Fast forwarding further, I found myself in the Big Wide World, and the crutch that had borne the weight of my hubris over the past eight years of university was suddenly whipped from under my shoulder. All of a sudden, right as I needed to be, potentially, it could mean nothing. With a receptive ear further up The Company Hierarchy, my words would be heard, my judgments considered, and my recommendations acted upon. If the ear was less receptive, however, I could find myself in a completely foreign place. I had never before been in the situation where I could prove conclusively that what I was saying was right, that I had a surfeit of evidence, and yet it could mean nothing. No matter what I said, or how I said it; the evidence I produced, or how I produced it, I was completely unable to prove myself right. As a recovering scientist, this was anathema to me. In all honesty, it still is. Gradually, I had to transform from being the analyst I was at university, into the salesman I needed to be in order to get across the ideas which I though were correct. I no longer dealt in cold, emotionless, fact. I was now a purveyor of warm, fuzzy, dangerous perception. Right—all of a sudden—was only what my boss perceived it to be.
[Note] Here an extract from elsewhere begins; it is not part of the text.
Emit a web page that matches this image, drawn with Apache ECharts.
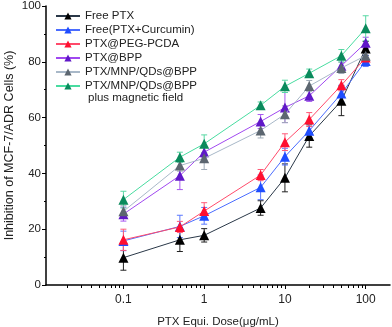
<!DOCTYPE html>
<html>
  <head>
    <meta charset="utf-8" />
    <title>MCF-7/ADR inhibition</title>
    <script src="https://cdnjs.cloudflare.com/ajax/libs/echarts/6.0.0/echarts.min.js"></script>
  </head>
  <body>
    <style>
      html, body { margin: 0; padding: 0; background: #fff; }
      #main { width: 392px; height: 327px; }
    </style>
    <div id="main"></div>
    <script type="text/javascript">
      var doses = [0.1, 0.5, 1, 5, 10, 20, 50, 100];
      var xLabels = [0.1, 1, 10, 100];
      var xMinor = [0.02, 0.03, 0.04, 0.05, 0.06, 0.07, 0.08, 0.09,
                    0.2, 0.3, 0.4, 0.5, 0.6, 0.7, 0.8, 0.9,
                    2, 3, 4, 5, 6, 7, 8, 9,
                    20, 30, 40, 50, 60, 70, 80, 90];

      var names = ['Free PTX', 'Free(PTX+Curcumin)', 'PTX@PEG-PCDA', 'PTX@BPP',
                   'PTX/MNP/QDs@BPP', 'PTX/MNP/QDs@BPP '];
      var freePtx = [9.8, 16.2, 17.8, 27.6, 38.4, 53.4, 66.0, 84.8];
      var freePtxErr = [4.5, 4.2, 2.4, 2.6, 5.0, 4.0, 5.3, 2.5];
      var freeCur = [15.8, 21.0, 24.8, 35.0, 46.0, 55.3, 68.6, 80.3];
      var freeCurErr = [3.5, 4.0, 3.0, 4.4, 3.0, 2.5, 3.0, 2.0];
      var pegPcda = [16.2, 20.8, 26.5, 39.4, 51.2, 59.3, 71.6, 81.5];
      var pegPcdaErr = [3.8, 2.0, 3.0, 2.0, 3.0, 2.5, 2.0, 2.5];
      var bpp = [25.4, 39.2, 47.6, 58.6, 63.6, 67.8, 78.6, 86.8];
      var bppErr = [2.5, 5.0, 2.0, 2.5, 5.4, 2.0, 2.5, 2.0];
      var mnp = [26.4, 42.8, 45.4, 55.4, 61.2, 71.3, 77.8, 82.2];
      var mnpErr = [2.0, 2.0, 4.0, 2.7, 3.0, 2.0, 2.0, 2.0];
      var mnpField = [30.6, 45.8, 50.6, 64.4, 71.2, 75.9, 82.2, 92.0];
      var mnpFieldErr = [3.0, 1.8, 3.2, 1.2, 2.2, 1.5, 2.2, 4.5];

      var values = [freePtx, freeCur, pegPcda, bpp, mnp, mnpField];
      var errors = [freePtxErr, freeCurErr, pegPcdaErr, bppErr, mnpErr, mnpFieldErr];
      var markerColors = ['#000000', '#1f4dff', '#ff1030', '#6018c8', '#5c6670', '#0a8a5c'];
      var lineColors = ['#2a3848', '#4a6cff', '#ff4a6a', '#a048f0', '#a8b8c8', '#48dca0'];
      var errColors = ['#202020', '#5a78ff', '#ff5a78', '#a858f0', '#a0acb8', '#58d8a4'];

      var chart = echarts.init(document.getElementById('main'));
      var font = 'Liberation Sans, Arial, sans-serif';

      function errorBar(params, api) {
        var x = api.value(0);
        var lo = api.coord([x, api.value(1)]);
        var hi = api.coord([x, api.value(2)]);
        var w = 3;
        var style = { stroke: api.visual('color'), lineWidth: 1 };
        return {
          type: 'group',
          children: [
            { type: 'line', shape: { x1: lo[0], y1: lo[1], x2: hi[0], y2: hi[1] }, style: style },
            { type: 'line', shape: { x1: lo[0] - w, y1: lo[1], x2: lo[0] + w, y2: lo[1] }, style: style },
            { type: 'line', shape: { x1: hi[0] - w, y1: hi[1], x2: hi[0] + w, y2: hi[1] }, style: style }
          ]
        };
      }

      var series = [];
      values.forEach(function (vals, i) {
        series.push({
          type: 'custom',
          renderItem: errorBar,
          itemStyle: { color: errColors[i] },
          data: doses.map(function (d, j) { return [d, vals[j] - errors[i][j], vals[j] + errors[i][j]]; }),
          z: 1,
          silent: true
        });
      });
      values.forEach(function (vals, i) {
        series.push({
          name: names[i],
          type: 'line',
          symbol: 'triangle',
          symbolSize: 10,
          itemStyle: { color: markerColors[i] },
          lineStyle: { color: lineColors[i], width: 1 },
          data: doses.map(function (d, j) { return [d, vals[j]]; }),
          z: 3 + i
        });
      });

      var option = {
        animation: false,
        textStyle: { fontFamily: font },
        grid: { left: 46, right: 2, top: 6, bottom: 42, outerBoundsMode: 'none' },
        legend: {
          data: names,
          orient: 'vertical',
          left: 50,
          top: 5,
          itemWidth: 24,
          itemHeight: 9,
          itemGap: 2,
          textStyle: { fontSize: 11.5, color: '#222', fontFamily: font, lineHeight: 11 }
        },
        graphic: [{
          type: 'text',
          left: 88,
          top: 92,
          style: { text: 'plus magnetic field', fontSize: 11.5, fill: '#222', fontFamily: font }
        }],
        xAxis: [{
          type: 'log',
          min: 0.011,
          max: 200,
          name: 'PTX Equi. Dose(μg/mL)',
          nameLocation: 'middle',
          nameGap: 31,
          nameTextStyle: { fontSize: 11.5, color: '#222' },
          axisLine: { lineStyle: { color: '#000', width: 1.5 } },
          axisTick: { customValues: xLabels, length: 4, lineStyle: { color: '#000' } },
          axisLabel: { customValues: xLabels, fontSize: 12, color: '#222', margin: 9 },
          splitLine: { show: false }
        }, {
          type: 'log',
          min: 0.011,
          max: 200,
          position: 'bottom',
          axisLine: { show: false },
          axisTick: { customValues: xMinor, length: 3, lineStyle: { color: '#000' } },
          axisLabel: { show: false },
          splitLine: { show: false }
        }],
        yAxis: {
          type: 'value',
          min: 0,
          max: 100,
          interval: 20,
          name: 'Inhibition of MCF-7/ADR Cells (%)',
          nameLocation: 'middle',
          nameGap: 30,
          nameMoveOverlap: false,
          nameTextStyle: { fontSize: 12.5, color: '#222' },
          axisLine: { show: true, lineStyle: { color: '#000', width: 1.5 } },
          axisTick: { show: true, length: 4, lineStyle: { color: '#000' } },
          minorTick: { show: true, splitNumber: 2, length: 2, lineStyle: { color: '#000' } },
          axisLabel: { fontSize: 11.5, color: '#222', margin: 5 },
          splitLine: { show: false }
        },
        series: series
      };
      chart.setOption(option);
    </script>
  </body>
</html>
Of all the culture shocks to have hit me throughout my slow and ongoing transition from scientist to whatever-it-is-I-do-now, not being able to trust just being right is the greatest, and by orders of magnitude. Being a chemist was—for the most part—great. Working in the City is—for the most part—great. In order to jump between the two, however, it has been necessary to subdue a few of the preconceptions I held dear, and to try to assimilate a whole new bunch of concepts which—useful as they are—are not as black and white.
I couldn’t have expressed corporate think better!
Feel fortunate that you didn’t go into medicine where you would have to explain to someone with epilepsy that a chiropractor’s recommendation that she stop medication and have her neck manipulated for a cure was less than wrong. This, followed by a visit to the ER at midnight to stop her convulsions. Ah, the clarity of organic chemistry. However, the ER visit gave me a sense of accomplishment that organic chemistry never did.
Social sciences’ statements are both true and not true. Liberalism demands all voices are of equal value, hence diversity in university admissions and employment. Management is impressed perfection of process whether or not pertinent to local goals (ISO900x, Mil-Spec, Six Sigma) or making any sense at all (US Federal public service spews to end tobacco use while drastic tobacco farming subsidies were paid).
The physical sciences – certainly thermodynamics (fuel ethanol) – are acts of insubordination and hate language. Define truth by convenience of the moment or be reviled and punished. Elitists insist the better is preferable to the worse. Whores are exempt from income tax.
Drink downstream from the herd and praise the flavor if you wish to succeed. Talk the talk and walk the walk, vote for Barak Obama! We can vote ourselves – the whole world! – rich out of the public exchequer.